Key Responsibilities:
- Data Pipeline Development: Design, build, and maintain scalable ETL (Extract, Transform, Load) data pipelines using Azure Databricks, Apache Spark, and Python.
- Spark Optimization: Develop and optimize Spark jobs for large-scale data processing on Databricks. Ensure that the jobs run efficiently, leveraging the capabilities of distributed computing for optimal performance.
- Data Integration: Integrate data from various sources, including structured and unstructured data, into the Azure cloud environment using Databricks and related tools.
- Collaboration with Data Scientists & Analysts: Collaborate with data scientists, analysts, and business stakeholders to understand data requirements and deliver robust data solutions that enable advanced analytics, machine learning, and reporting.
- Azure Integration: Work closely with Azure services such as Azure Data Lake, Azure SQL Database, Azure Blob Storage, Azure Synapse Analytics, and Azure Data Factory for comprehensive data processing solutions.
- Data Transformation: Use Spark SQL, PySpark, and Databricks notebooks to perform data transformations and enable the conversion of raw data into actionable insights.
- Automation & Scheduling: Implement automated job scheduling and orchestration for regular data processing tasks, ensuring data is consistently processed and available for downstream consumption.
- Performance Tuning & Troubleshooting: Optimize the performance of data workflows and Spark applications on Databricks. Troubleshoot and resolve data-related issues and bottlenecks.
- Cloud Security: Ensure that data security and compliance standards are followed for cloud-based solutions, including managing data access, encryption, and auditing within the Azure Databricks environment.
- Monitoring & Logging: Implement logging and monitoring practices for the Azure Databricks environment to track job performance, failures, and troubleshooting efforts.
- Documentation & Best Practices: Maintain proper documentation for data pipelines, processes, and technical workflows. Follow best practices for coding, version control, and deployment.
- Stay Updated with Technology Trends: Keep up to date with the latest developments in Azure Databricks, Apache Spark, and related technologies.
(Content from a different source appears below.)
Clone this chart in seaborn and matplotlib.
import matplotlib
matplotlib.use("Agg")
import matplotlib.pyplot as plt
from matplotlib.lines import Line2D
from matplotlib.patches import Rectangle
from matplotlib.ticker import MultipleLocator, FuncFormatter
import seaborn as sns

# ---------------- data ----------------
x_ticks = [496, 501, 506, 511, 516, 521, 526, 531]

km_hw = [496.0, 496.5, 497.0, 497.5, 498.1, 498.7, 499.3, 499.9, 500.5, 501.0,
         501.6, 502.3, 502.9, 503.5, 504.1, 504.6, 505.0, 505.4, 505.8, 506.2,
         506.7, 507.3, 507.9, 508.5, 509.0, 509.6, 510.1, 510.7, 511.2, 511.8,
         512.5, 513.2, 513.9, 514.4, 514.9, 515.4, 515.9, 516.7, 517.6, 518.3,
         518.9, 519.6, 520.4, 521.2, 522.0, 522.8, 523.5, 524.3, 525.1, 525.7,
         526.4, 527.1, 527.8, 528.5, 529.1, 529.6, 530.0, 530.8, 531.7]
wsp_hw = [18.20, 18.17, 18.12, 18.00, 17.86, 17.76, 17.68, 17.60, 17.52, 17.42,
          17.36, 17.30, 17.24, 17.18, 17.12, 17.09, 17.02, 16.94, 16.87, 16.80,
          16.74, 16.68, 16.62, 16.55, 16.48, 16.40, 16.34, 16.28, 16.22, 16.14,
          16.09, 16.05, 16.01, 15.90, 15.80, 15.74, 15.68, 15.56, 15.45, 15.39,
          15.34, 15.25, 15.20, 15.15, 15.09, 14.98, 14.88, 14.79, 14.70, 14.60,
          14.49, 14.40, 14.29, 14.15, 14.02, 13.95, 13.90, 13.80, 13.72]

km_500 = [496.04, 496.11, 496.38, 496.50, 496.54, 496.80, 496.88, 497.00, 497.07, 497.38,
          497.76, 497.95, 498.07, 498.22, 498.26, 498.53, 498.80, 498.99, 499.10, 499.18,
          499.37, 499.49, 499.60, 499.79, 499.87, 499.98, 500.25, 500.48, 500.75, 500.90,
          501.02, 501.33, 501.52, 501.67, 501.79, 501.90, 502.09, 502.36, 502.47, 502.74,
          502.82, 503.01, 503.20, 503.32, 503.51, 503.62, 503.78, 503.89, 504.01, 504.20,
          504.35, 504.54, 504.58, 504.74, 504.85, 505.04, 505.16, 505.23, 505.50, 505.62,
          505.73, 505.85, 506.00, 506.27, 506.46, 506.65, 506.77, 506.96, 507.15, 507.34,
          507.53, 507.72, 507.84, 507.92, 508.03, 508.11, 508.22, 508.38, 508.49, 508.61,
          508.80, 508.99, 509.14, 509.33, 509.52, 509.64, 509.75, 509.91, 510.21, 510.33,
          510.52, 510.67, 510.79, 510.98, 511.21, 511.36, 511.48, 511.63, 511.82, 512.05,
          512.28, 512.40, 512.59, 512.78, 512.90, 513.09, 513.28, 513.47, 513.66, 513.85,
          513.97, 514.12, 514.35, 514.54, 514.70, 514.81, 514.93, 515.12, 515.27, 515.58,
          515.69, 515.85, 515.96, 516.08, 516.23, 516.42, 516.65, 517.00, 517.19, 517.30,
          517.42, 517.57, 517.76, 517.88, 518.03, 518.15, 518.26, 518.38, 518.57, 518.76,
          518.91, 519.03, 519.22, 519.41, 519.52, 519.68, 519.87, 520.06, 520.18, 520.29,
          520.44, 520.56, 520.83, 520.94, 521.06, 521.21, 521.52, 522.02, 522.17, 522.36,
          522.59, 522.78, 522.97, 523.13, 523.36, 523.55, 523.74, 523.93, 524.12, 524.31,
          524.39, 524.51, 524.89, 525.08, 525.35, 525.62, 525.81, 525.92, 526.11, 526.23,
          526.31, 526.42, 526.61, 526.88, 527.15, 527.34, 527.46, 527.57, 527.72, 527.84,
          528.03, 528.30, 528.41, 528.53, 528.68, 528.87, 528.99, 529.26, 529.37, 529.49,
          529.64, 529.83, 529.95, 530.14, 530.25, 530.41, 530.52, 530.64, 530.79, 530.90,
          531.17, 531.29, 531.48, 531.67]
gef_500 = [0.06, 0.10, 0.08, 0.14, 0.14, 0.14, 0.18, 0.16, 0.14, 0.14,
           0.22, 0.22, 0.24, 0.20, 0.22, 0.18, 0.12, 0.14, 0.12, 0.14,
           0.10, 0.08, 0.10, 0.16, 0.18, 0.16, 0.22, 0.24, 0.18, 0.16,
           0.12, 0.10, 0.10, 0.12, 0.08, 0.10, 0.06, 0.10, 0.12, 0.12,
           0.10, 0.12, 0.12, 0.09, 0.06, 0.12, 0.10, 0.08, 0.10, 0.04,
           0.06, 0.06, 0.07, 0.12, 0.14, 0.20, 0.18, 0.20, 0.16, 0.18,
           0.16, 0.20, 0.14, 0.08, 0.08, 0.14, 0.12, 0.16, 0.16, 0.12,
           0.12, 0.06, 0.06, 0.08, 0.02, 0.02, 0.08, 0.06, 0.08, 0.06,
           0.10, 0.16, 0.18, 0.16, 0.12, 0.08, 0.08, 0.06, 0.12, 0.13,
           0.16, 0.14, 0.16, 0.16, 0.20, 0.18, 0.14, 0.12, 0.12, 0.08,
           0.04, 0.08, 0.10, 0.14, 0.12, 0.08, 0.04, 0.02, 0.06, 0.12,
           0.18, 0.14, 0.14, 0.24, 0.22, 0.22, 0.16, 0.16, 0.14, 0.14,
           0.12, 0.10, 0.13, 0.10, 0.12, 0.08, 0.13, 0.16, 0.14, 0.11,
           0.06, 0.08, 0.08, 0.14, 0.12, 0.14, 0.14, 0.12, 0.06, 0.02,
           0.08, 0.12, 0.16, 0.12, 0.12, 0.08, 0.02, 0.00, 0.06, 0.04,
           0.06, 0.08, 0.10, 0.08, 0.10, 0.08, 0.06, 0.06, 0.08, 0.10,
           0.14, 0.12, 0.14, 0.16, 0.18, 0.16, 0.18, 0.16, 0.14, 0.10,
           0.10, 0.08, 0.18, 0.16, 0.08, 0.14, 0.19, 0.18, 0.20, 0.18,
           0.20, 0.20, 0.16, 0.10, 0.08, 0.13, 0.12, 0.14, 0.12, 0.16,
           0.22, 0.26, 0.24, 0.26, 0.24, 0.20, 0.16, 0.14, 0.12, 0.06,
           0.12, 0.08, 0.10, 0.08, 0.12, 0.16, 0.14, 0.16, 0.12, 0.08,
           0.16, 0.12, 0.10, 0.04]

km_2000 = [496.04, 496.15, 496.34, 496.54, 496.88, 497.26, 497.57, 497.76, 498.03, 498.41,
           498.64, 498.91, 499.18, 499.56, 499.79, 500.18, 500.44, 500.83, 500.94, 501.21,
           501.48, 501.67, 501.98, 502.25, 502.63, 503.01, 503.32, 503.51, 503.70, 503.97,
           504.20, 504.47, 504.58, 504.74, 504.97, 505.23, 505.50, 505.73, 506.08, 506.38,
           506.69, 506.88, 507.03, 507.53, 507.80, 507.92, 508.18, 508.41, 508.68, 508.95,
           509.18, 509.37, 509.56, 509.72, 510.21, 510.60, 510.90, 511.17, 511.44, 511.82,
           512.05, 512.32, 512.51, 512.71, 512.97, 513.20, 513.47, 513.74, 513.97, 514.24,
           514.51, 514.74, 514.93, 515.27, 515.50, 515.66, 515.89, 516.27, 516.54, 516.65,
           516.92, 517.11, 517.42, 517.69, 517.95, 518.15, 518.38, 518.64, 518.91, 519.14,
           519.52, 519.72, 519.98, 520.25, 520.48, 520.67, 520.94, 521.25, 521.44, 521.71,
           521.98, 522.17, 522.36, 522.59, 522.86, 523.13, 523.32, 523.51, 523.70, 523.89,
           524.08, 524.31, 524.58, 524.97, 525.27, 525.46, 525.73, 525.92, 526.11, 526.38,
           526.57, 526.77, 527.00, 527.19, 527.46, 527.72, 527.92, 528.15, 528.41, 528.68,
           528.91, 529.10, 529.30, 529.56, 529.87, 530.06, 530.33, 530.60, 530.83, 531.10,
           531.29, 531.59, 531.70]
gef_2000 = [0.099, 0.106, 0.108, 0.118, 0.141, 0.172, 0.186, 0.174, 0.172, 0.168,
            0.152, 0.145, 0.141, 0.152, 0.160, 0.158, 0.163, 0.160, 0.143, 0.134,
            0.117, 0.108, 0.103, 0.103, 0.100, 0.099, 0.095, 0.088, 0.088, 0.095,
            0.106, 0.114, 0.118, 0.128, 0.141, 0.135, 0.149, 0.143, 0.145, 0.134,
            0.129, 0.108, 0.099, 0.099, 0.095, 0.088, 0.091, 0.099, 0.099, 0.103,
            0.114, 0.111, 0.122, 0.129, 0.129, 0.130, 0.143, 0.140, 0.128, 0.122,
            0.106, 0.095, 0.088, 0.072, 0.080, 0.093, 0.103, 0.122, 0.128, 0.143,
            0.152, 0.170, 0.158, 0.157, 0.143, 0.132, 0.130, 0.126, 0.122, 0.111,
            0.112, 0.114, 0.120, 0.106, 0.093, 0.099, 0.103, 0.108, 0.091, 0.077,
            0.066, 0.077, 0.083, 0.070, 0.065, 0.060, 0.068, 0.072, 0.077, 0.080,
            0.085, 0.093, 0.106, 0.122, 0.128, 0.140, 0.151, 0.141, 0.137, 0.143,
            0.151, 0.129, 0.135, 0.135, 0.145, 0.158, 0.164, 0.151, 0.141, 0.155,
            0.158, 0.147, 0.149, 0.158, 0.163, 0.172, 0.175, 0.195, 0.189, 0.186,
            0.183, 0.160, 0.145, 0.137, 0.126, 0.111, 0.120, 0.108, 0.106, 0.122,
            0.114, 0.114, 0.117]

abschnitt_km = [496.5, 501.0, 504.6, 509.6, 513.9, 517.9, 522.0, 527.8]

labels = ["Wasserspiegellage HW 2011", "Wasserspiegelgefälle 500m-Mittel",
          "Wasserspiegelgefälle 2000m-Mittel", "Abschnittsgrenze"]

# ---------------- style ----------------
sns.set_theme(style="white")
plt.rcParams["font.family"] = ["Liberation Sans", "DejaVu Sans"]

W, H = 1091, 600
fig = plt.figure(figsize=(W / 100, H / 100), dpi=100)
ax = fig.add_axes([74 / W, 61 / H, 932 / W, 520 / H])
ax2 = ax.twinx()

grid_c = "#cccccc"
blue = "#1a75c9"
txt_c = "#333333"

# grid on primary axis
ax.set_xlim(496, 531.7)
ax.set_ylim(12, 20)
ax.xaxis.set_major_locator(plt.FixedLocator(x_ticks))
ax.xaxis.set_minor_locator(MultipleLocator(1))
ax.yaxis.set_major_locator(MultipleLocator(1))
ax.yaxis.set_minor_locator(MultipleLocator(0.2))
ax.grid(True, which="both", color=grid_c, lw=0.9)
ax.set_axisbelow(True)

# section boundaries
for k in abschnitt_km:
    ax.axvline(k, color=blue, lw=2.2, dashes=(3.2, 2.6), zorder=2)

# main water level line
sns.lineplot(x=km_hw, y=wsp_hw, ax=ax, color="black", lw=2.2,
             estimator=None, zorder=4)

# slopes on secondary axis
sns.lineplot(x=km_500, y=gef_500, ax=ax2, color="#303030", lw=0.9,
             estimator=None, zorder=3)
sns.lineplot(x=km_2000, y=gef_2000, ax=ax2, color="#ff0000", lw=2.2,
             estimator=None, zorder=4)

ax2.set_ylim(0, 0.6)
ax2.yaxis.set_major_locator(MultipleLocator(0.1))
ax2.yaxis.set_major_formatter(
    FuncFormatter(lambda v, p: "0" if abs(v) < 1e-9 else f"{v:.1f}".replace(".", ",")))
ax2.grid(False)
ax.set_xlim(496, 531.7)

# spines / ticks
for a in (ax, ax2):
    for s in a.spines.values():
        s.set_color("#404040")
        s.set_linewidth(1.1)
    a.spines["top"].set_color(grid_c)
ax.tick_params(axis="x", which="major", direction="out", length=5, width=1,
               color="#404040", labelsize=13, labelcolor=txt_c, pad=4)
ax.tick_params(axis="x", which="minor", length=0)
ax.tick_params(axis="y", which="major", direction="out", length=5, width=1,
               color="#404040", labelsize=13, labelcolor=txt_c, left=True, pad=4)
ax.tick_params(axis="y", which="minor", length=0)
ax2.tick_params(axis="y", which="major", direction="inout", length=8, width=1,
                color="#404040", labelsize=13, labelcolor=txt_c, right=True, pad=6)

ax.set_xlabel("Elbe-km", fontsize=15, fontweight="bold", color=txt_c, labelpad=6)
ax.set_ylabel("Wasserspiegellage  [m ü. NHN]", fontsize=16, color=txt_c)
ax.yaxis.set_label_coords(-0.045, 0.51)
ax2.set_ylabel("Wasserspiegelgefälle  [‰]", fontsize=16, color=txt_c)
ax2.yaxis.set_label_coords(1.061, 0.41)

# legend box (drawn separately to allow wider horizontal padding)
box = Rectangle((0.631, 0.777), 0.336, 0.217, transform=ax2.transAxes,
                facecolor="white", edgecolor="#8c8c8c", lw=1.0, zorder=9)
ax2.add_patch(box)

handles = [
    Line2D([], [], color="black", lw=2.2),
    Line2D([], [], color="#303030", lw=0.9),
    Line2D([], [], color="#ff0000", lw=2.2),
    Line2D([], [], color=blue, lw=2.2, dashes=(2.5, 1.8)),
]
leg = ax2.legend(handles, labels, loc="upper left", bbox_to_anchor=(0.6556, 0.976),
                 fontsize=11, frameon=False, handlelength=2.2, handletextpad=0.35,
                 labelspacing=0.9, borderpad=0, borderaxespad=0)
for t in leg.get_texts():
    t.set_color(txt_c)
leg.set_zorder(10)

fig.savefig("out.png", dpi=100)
Apply new techniques to improve performance and scalability.
Required Qualifications & Skills:
- 3-5 years of hands-on experience in data engineering and working with Azure Databricks.
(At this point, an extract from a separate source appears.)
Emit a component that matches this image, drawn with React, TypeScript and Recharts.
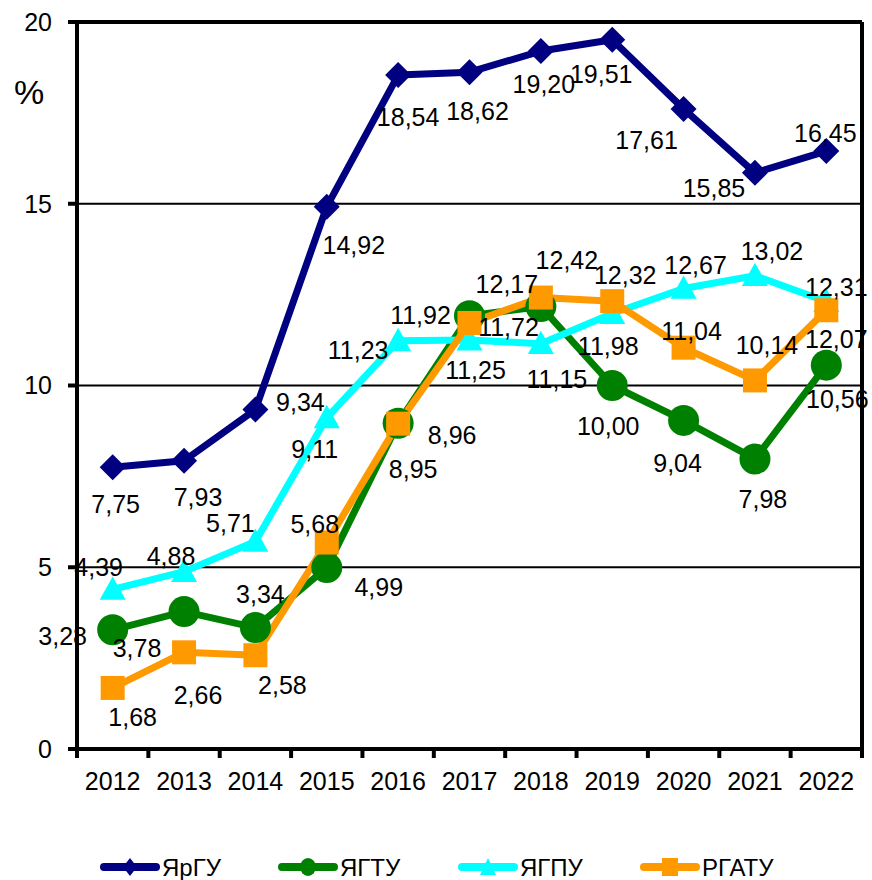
import { CartesianGrid, LabelList, Line, LineChart, ReferenceLine, XAxis, YAxis } from "recharts";

const YEARS = ["2012", "2013", "2014", "2015", "2016", "2017", "2018", "2019", "2020", "2021", "2022"];
const YARGU = [7.75, 7.93, 9.34, 14.92, 18.54, 18.62, 19.2, 19.51, 17.61, 15.85, 16.45];
const YAGTU = [3.28, 3.78, 3.34, 4.99, 8.96, 11.92, 12.17, 10.0, 9.04, 7.98, 10.56];
const YAGPU = [4.39, 4.88, 5.71, 9.11, 11.23, 11.25, 11.15, 11.98, 12.67, 13.02, 12.31];
const RGATU = [1.68, 2.66, 2.58, 5.68, 8.95, 11.72, 12.42, 12.32, 11.04, 10.14, 12.07];
const Y_TICKS = [0, 5, 10, 15, 20];

// where each data label sits relative to its point (dx, dy), as in the original
const YARGU_LABELS = [[3, 37], [14, 36], [45, -7], [27, 38], [10, 42], [8, 39], [3, 33], [-11, 34], [-37, 31], [-41, 15], [-1, -18]];
const YAGTU_LABELS = [[-50, 6], [-47, 36], [5, -34], [52, 19], [54, 12], [-49, -1], [-34, -23], [-4, 40], [-6, 43], [8, 40], [11, 34]];
const YAGPU_LABELS = [[-14, -22], [-13, -16], [-25, -18], [-12, 31], [-40, 9], [6, 30], [16, 35], [-4, 32], [12, -23], [17, -25], [10, -15]];
const RGATU_LABELS = [[20, 29], [14, 43], [27, 30], [-12, -19], [15, 45], [39, 4], [26, -38], [13, -26], [8, -17], [12, -35], [10, 29]];

const data = YEARS.map((year, i) => ({
  year,
  yargu: YARGU[i],
  yagtu: YAGTU[i],
  yagpu: YAGPU[i],
  rgatu: RGATU[i],
}));

const W = 872;
const H = 880;
const Y_AXIS_W = 77;
const RIGHT_W = 10;
const BAND = (W - Y_AXIS_W - RIGHT_W) / YEARS.length;
const FONT = "'Liberation Sans', Arial, sans-serif";

const NAVY = "#000080";
const GREEN = "#008000";
const CYAN = "#00FFFF";
const ORANGE = "#FF9900";

const fmt = (v: number) => v.toFixed(2).replace(".", ",");

function Diamond({ cx, cy, color, r = 13 }: any) {
  return <polygon points={`${cx},${cy - r} ${cx + r},${cy} ${cx},${cy + r} ${cx - r},${cy}`} fill={color} />;
}
function Circle({ cx, cy, color, r = 15.5 }: any) {
  return <circle cx={cx} cy={cy} r={r} fill={color} />;
}
function Triangle({ cx, cy, color, s = 13 }: any) {
  return <polygon points={`${cx},${cy - s} ${cx + s},${cy + s * 0.8} ${cx - s},${cy + s * 0.8}`} fill={color} />;
}
function Square({ cx, cy, color, s = 12 }: any) {
  return <rect x={cx - s} y={cy - s} width={s * 2} height={s * 2} fill={color} />;
}

const dotOf = (Shape: any, color: string) => (props: any) => {
  const { cx, cy, index } = props;
  if (cx == null || cy == null) return <g key={index} />;
  return <Shape key={index} cx={cx} cy={cy} color={color} />;
};

const labelOf = (offsets: number[][]) => (props: any) => {
  const x = props.x ?? props.viewBox?.x;
  const y = props.y ?? props.viewBox?.y;
  const [dx, dy] = offsets[props.index] || [0, 0];
  return (
    <text
      x={x + dx}
      y={y + dy}
      dy="0.36em"
      textAnchor="middle"
      fontSize={25}
      fontFamily={FONT}
      fill="#000"
    >
      {fmt(Number(props.value))}
    </text>
  );
};

function XTick(props: any) {
  const { x, y, payload, index } = props;
  const half = BAND / 2;
  return (
    <g>
      <line x1={x - half} x2={x - half} y1={y} y2={y + 9} stroke="#000" strokeWidth={4} />
      {index === YEARS.length - 1 && (
        <line x1={x + half} x2={x + half} y1={y} y2={y + 9} stroke="#000" strokeWidth={4} />
      )}
      <text x={x} y={y + 41} textAnchor="middle" fontSize={25} fontFamily={FONT} fill="#000">
        {payload.value}
      </text>
    </g>
  );
}

const SERIES = [
  { key: "yargu", name: "ЯрГУ", color: NAVY, shape: Diamond, labels: YARGU_LABELS },
  { key: "yagtu", name: "ЯГТУ", color: GREEN, shape: Circle, labels: YAGTU_LABELS },
  { key: "yagpu", name: "ЯГПУ", color: CYAN, shape: Triangle, labels: YAGPU_LABELS },
  { key: "rgatu", name: "РГАТУ", color: ORANGE, shape: Square, labels: RGATU_LABELS },
];

const LEGEND_X = [101, 279, 459, 641];

function LegendRow() {
  const y = 867;
  return (
    <svg width={W} height={H} style={{ position: "absolute", left: 0, top: 0, pointerEvents: "none" }}>
      {SERIES.map((s, i) => {
        const x0 = LEGEND_X[i];
        const mid = x0 + 29;
        let marker;
        if (s.shape === Diamond) {
          marker = <polygon points={`${mid},${y - 9} ${mid + 7},${y} ${mid},${y + 9} ${mid - 7},${y}`} fill={s.color} />;
        } else if (s.shape === Circle) {
          marker = <ellipse cx={mid} cy={y} rx={8} ry={9} fill={s.color} />;
        } else if (s.shape === Triangle) {
          marker = <polygon points={`${mid},${y - 9} ${mid + 8},${y + 8} ${mid - 8},${y + 8}`} fill={s.color} />;
        } else {
          marker = <rect x={mid - 8} y={y - 9} width={16} height={18} fill={s.color} />;
        }
        return (
          <g key={s.key}>
            <line x1={x0 + 3} x2={x0 + 55} y1={y} y2={y} stroke={s.color} strokeWidth={8} strokeLinecap="round" />
            {marker}
            <text x={x0 + 61} y={y + 8.5} fontSize={24} fontFamily={FONT} fill="#000">
              {s.name}
            </text>
          </g>
        );
      })}
    </svg>
  );
}

export default function App() {
  return (
    <div style={{ position: "absolute", left: 0, top: 0, width: W, height: H, background: "#fff" }}>
      <LineChart width={W} height={H} data={data} margin={{ top: 22, right: 0, bottom: 0, left: 0 }}>
        <CartesianGrid vertical={false} stroke="#000" strokeWidth={2} />
        <XAxis
          dataKey="year"
          scale="band"
          interval={0}
          height={131}
          tickSize={0}
          tickMargin={0}
          tickLine={false}
          axisLine={{ stroke: "#000", strokeWidth: 4 }}
          tick={<XTick />}
        />
        <YAxis
          domain={[0, 20]}
          ticks={Y_TICKS}
          width={Y_AXIS_W}
          tickSize={9}
          tickMargin={16}
          axisLine={{ stroke: "#000", strokeWidth: 4 }}
          tickLine={{ stroke: "#000", strokeWidth: 4 }}
          tick={{ fill: "#000", fontSize: 25, fontFamily: FONT }}
          label={(p: any) => (
            <text x={29} y={92} dy="0.36em" textAnchor="middle" fontSize={34} fontFamily={FONT} fill="#000">
              %
            </text>
          )}
        />
        <YAxis
          yAxisId="r"
          orientation="right"
          domain={[0, 20]}
          width={RIGHT_W}
          tick={false}
          tickLine={false}
          axisLine={{ stroke: "#000", strokeWidth: 4 }}
        />
        <ReferenceLine y={20} stroke="#000" strokeWidth={4} />
        {SERIES.map((s) => (
          <Line
            key={s.key}
            dataKey={s.key}
            name={s.name}
            stroke={s.color}
            strokeWidth={7}
            strokeLinejoin="round"
            dot={dotOf(s.shape, s.color)}
            activeDot={false}
            isAnimationActive={false}
          />
        ))}
        {SERIES.map((s) => (
          <Line
            key={s.key + "-labels"}
            dataKey={s.key}
            stroke="none"
            dot={false}
            activeDot={false}
            legendType="none"
            isAnimationActive={false}
          >
            <LabelList dataKey={s.key} content={labelOf(s.labels)} />
          </Line>
        ))}
      </LineChart>
      <LegendRow />
    </div>
  );
}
- Strong proficiency in Apache Spark, particularly in Databricks for building large-scale data pipelines and distributed data processing applications.
- Solid experience with Azure cloud services, including Azure Data Lake, Azure SQL Database, Azure Blob Storage, Azure Synapse, and Azure Data Factory.
- Proficiency in Python, Scala, or SQL for data engineering tasks, with a focus on PySpark for data processing.
- Experience working with structured and unstructured data from a variety of sources, including relational databases, APIs, and flat files.
- Familiarity with Databricks notebooks for developing, testing, and sharing data workflows, and using them for collaboration.
- In-depth understanding of ETL processes, data pipelines, and data transformation techniques.
- Hands-on experience with cloud-based data storage solutions (e.g., Azure Data Lake, Blob Storage) and data warehousing concepts.
- Knowledge of data security best practices in a cloud environment (e.g., data encryption, access controls, Azure Active Directory).
- Experience with CI/CD pipelines and version control systems like Git.
- Familiarity with containerization and deployment practices using Docker and Kubernetes is a plus.
- Strong debugging, performance tuning, and problem-solving skills.
- Excellent written and verbal communication skills, with the ability to collaborate effectively across teams.
- Bachelor's degree in Computer Science, Information Technology, or a related field.